Murat Sevinç: ‘Korku Duvarı’ Ne Anlama Gelir?
Nicedir sık işitilen ifadelerden biri, korku duvarı. Son olarak Ali Sunal’ın, TV gösterisinde deprem üzerine yaptığı kısa ve güzel konuşmanın ardından, bir kez daha yıkıldığı iddia edildi. Konu üzerine yorum yapan hemen herkes ve haber veren mecralar, korku duvarı metaforunu kullandı.
Korku son derece olağan bir durum, olgu, duygu. Aynı zamanda, içinde ‘insani’ geçen her yargı kadar toplumsal. İnsan toplumsal bir varlıksa -ki öyle- korkularımızı da öğreniyoruz demektir.
…
Deprem felaketi ve kamu yönetiminin de yurttaşla birlikte enkaz altında kalışına, insanın aklını yerinden oynatan tanıklıklara, dehşetli acıya, toplumsal ve siyasi trajediye birileri tahammül edemiyor, birileri de ediyor. Konuşanlar ile susanlar arasındaki fark için, korku duvarı dışında, daha açıklayıcı ve ikna edici sözcüklere ihtiyacımız var sanki. Zira belli başlı metaforlara gereğinden fazla başvurmanın ve tekrarın her davranışı meşrulaştırıp olağanlaştırma ihtimali var.
Korku hiç kuşkusuz olağan, çok korkmak da. O korkuyla yüksek duvarlar örmek de. Korkan insanlardan biriyim, ‘Korkanın anası ağlamaz’ öğütleriyle büyüdüm ve bugüne dek ‘cesurca’ sıfatını hak eden bir eylemim olduğunu düşünmüyorum. Korkunun ne olduğunu biliyorum, mesele bu değil.

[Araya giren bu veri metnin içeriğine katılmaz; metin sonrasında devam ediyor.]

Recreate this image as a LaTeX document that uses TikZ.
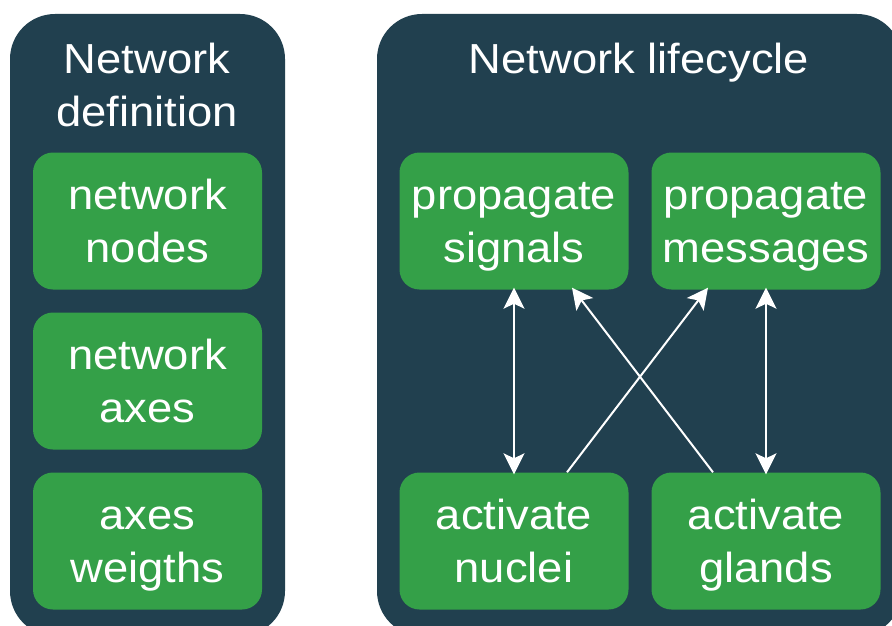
\documentclass[tikz,border=0pt]{standalone}
\usepackage{fontspec}
\setmainfont{Liberation Sans}[FakeStretch=1.08]
\usetikzlibrary{arrows.meta}

\definecolor{paneldark}{HTML}{21404F}
\definecolor{boxgreen}{HTML}{34A048}

% fixed line height so that every label sits alike
\newcommand{\lstrut}{\rule[-10pt]{0pt}{50pt}}

\tikzset{
	panel/.style = {fill = paneldark, rounded corners = 45pt},
	stagebox/.style = {fill = boxgreen, text = white, rounded corners = 20pt,
		minimum width = 229pt, minimum height = 137pt, align = center,
		font = \fontsize{42}{53}\selectfont},
	paneltitle/.style = {text = white, align = center, font = \fontsize{42}{53}\selectfont},
	tip/.tip = {Stealth[length=21pt,width=21pt,inset=5pt]},
	link/.style = {draw = white, line width = 2pt, -tip},
	twolink/.style = {link, tip-tip}
}

\begin{document}
\begin{tikzpicture}[x = 1pt, y = -1pt]
	\useasboundingbox (0,0) rectangle (892,626);
	\clip (0,0) rectangle (892,626);
	\fill[white] (0,0) rectangle (892,626);

	%the two panels
	\fill[panel] (10,14) rectangle (285,636);
	\fill[panel] (377,14) rectangle (902,636);
	\node[paneltitle] (defttl) at (147,84.5) {\lstrut Network\\\lstrut definition};
	\node[paneltitle] (lifettl) at (639,58.5) {\lstrut Network lifecycle};

	%network definition
	\node[stagebox] (nodes) at (147.5,221) {\lstrut network\\\lstrut nodes};
	\node[stagebox] (axes) at (147.5,381) {\lstrut network\\\lstrut axes};
	\node[stagebox] (weights) at (147.5,541) {\lstrut axes\\\lstrut weigths};

	%network lifecycle
	\node[stagebox] (signals) at (514,221) {\lstrut propagate\\\lstrut signals};
	\node[stagebox] (messages) at (766,221) {\lstrut propagate\\\lstrut messages};
	\node[stagebox] (nuclei) at (514,541) {\lstrut activate\\\lstrut nuclei};
	\node[stagebox] (glands) at (766,541) {\lstrut activate\\\lstrut glands};

	%links between the stages
	\draw[twolink] ([yshift = 2pt]signals.south) -- ([yshift = -2pt]nuclei.north);
	\draw[twolink] ([yshift = 2pt]messages.south) -- ([yshift = -2pt]glands.north);
	\draw[link] ([xshift = 53pt]nuclei.north) -- ([xshift = -58pt, yshift = 2pt]messages.south);
	\draw[link] ([xshift = -53pt]glands.north) -- ([xshift = 58pt, yshift = 2pt]signals.south);

\end{tikzpicture}
\end{document}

Mesele, korkunun kalınca bir zırh haline getirilip bir parça karakter, dürüstlük, tanıklık gerektiren her durumda o zırhın kuşanılmasında. İnsanın o duvarı aşması teşvik edilmeli tabii, buna kuşku yok. Ancak muhayyel bir duvar, sorumsuzluk ve umursamazlığa meşruiyet kazandıran gerekçe haline getirilmemeli. Duvarı inşa eden, onu yükselten, tuğlalar dizilirken seyreden, o duvarı umursamayan ve hatta varlığından hoşnut olanlar da insan, yurttaş, toplumun bir ferdi. Korku duvarı da her duvar gibi, yalnızca onu aşmaya niyetli olanların önünde duruyor.